The README is the door to your project. It's the first thing reviewers open, and the first thing voters read when deciding whether to try your demo. It's also almost always the easiest part of your project to upgrade in a single afternoon.
Here's a structure that works, in order, with notes on why each piece matters.
The structure that works
1. Title + one-sentence description
Top of the file. The title is your project's name. The next line is one sentence describing what it is. Not what it does internally — what it is, to a human who has never heard of it.
FitTrack
A REST API for fitness enthusiasts to track workouts, body metrics, and personal records.
Bad version of the same:
FitTrack
This is my Stardance project! I made an API using FastAPI and SQLModel.
The bad version tells the reader about you. The good version tells them about the thing.
2. Hero image, GIF, or screenshot
One image, right after the description, showing the project in action. People skim. An image converts a skim into curiosity faster than any sentence.
For different project types:
- Web / app / mobile — a clean screenshot, ideally a GIF showing the main flow.
- CLI — an asciinema cast or animated GIF of a real session.
- Hardware — a photo of the assembled thing. Renders are second-best.
- Game — gameplay GIF or a key art frame.
3. The "try it" link
A link to your live demo. Same URL as your demo URL field, repeated here because some people land on the README first. Make it impossible to miss — bold, link, ideally a button-style image.
4. Quick start
How does someone go from "I want to try this" to "I am trying this"?
- For web: usually just "open the link." Done.
- For CLI: the install command, in a code block, copy-paste-runnable.
- For libraries: the import statement and a 5-line example.
- For games: download link + how to launch.
If your quickstart is more than three commands, you've made onboarding too hard. Look for what you can default, prebuild, or cut.
5. Features
A bullet list of what the project actually does. Not a marketing pitch. Specific, scannable, ideally each bullet is something a voter could verify in your demo.

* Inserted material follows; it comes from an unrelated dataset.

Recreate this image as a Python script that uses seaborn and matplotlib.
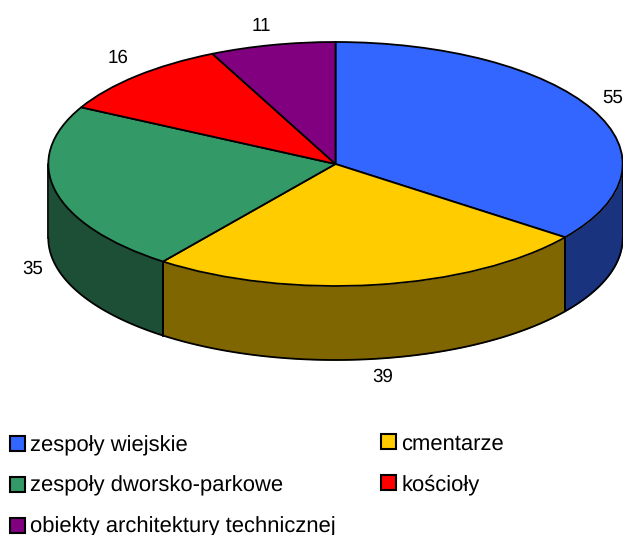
import numpy as np
import matplotlib
matplotlib.use('Agg')
import matplotlib.pyplot as plt
from matplotlib.patches import Patch
import seaborn as sns

categories = ['zespoły wiejskie', 'cmentarze', 'zespoły dworsko-parkowe', 'kościoły',
              'obiekty architektury technicznej']
values = [55, 39, 35, 16, 11]
top_colors = ['#3366FF', '#FFCC00', '#339966', '#FF0000', '#800080']
side_colors = ['#1A337F', '#806600', '#1C4F36', '#800000', '#400040']

W, H = 623, 535
CX, CY = 335.5, 164
RX, RY = 287.2, 122
DEPTH = 74 / RY

sns.set_theme(style='white')
plt.rcParams['font.family'] = ['Liberation Sans', 'DejaVu Sans']
plt.rcParams['text.hinting'] = 'none'
plt.rcParams['text.color'] = 'black'

fig = plt.figure(figsize=(W / 100, H / 100), dpi=100)
ax = fig.add_axes([0, 0, 1, 1])


def px(x, y):
    # picture pixels -> unit circle coordinates of the pie
    return (x - CX) / RX, (CY - y) / RY


ax.pie(values, colors=top_colors, startangle=90, counterclock=False, radius=1,
       wedgeprops={'edgecolor': 'black', 'linewidth': 1.3, 'zorder': 3})
ax.set_aspect('auto')
ax.set_xlim(px(0, 0)[0], px(W, 0)[0])
ax.set_ylim(px(0, H)[1], px(0, 0)[1])

# side wall, only the front half of the cylinder shows
edges = 90 - np.cumsum([0] + values) / sum(values) * 360
for start, stop, color in zip(edges[:-1], edges[1:], side_colors):
    lo, hi = max(stop, -180), min(start, 0)
    if lo >= hi:
        continue
    t = np.radians(np.linspace(lo, hi, 120))
    ax.fill_between(np.cos(t), np.sin(t) - DEPTH, np.sin(t), color=color, lw=0, zorder=1)
    ax.plot(np.cos(t), np.sin(t) - DEPTH, color='black', lw=1.3, zorder=2)
    for a in (lo, hi):
        r = np.radians(a)
        ax.plot([np.cos(r)] * 2, [np.sin(r), np.sin(r) - DEPTH], color='black', lw=1.3, zorder=2)

label_pos = [(613, 98), (383, 377), (33, 269), (118, 58), (261, 26)]
for v, (x, y) in zip(values, label_pos):
    ax.text(*px(x, y), str(v), ha='center', va='center', fontsize=13.5, color='black')


def add_legend(idx, left, top):
    handles = [Patch(facecolor=top_colors[i], edgecolor='black', linewidth=1.5) for i in idx]
    fig.legend(handles, [categories[i] for i in idx], frameon=False, fontsize=15.8,
               loc='upper left', bbox_to_anchor=(left / W, 1 - top / H), borderpad=0,
               borderaxespad=0, handlelength=0.68, handleheight=0.68, handletextpad=0.24,
               labelspacing=0.93)


# two separate columns so both can be lined up with the rows of the original
add_legend([0, 2, 4], 10, 435)
add_legend([1, 3], 381, 433.5)

fig.savefig('out.png', dpi=100)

Aim for 3–7 bullets. Fewer feels thin; more becomes a wall of text nobody reads.
6. How to run it locally (if applicable)
For anything other than a deployed-only website, include real local dev instructions. Voters and reviewers shouldn't have to guess at npm install vs yarn vs pnpm.
Things to spell out:
- Required language version (Node 20, Python 3.11, etc.).
- System dependencies that aren't language-managed (ffmpeg, postgres, etc.).
- Environment variables, with example values.
- The exact command to start it.
7. How it works (optional but recommended)
A paragraph or two on the interesting technical choices. This is where you give voters a reason to score "technical depth" highly. Don't just list libraries — explain a decision or a tradeoff.
Bad: "I used React, Tailwind, and Postgres."
Good: "The diff visualization runs entirely client-side using Web Workers, because the projects we benchmark on have files large enough that a main-thread parse stalled the UI."
8. Credits / acknowledgements
Anyone who helped, libraries you leaned on heavily, asset packs you used. Two reasons: it's the right thing to do, and it signals that you've spent time around real open-source projects.
Common mistakes
- The placeholder README from a starter template. Reviewers see thousands of these — the boilerplate "This project was bootstrapped with…" intro is an instant tell. Replace it.
- "This project is for Stardance!" as the entire description. The README is for visitors who don't know what Stardance is.
- No images. A wall of text without a single screenshot loses most skimmers in the first few seconds.
- Setup instructions that worked on your machine three months ago and have rotted. Test them again before shipping.
- A "demo" link that's just the GitHub repo. Already covered in What does shipping mean? — but it bears repeating.
One trick
Open someone else's project that you genuinely admire. Look at how their README opens — the first three lines, the first image, the first link. Steal the structure. The good ones converge on the same shape because that shape works.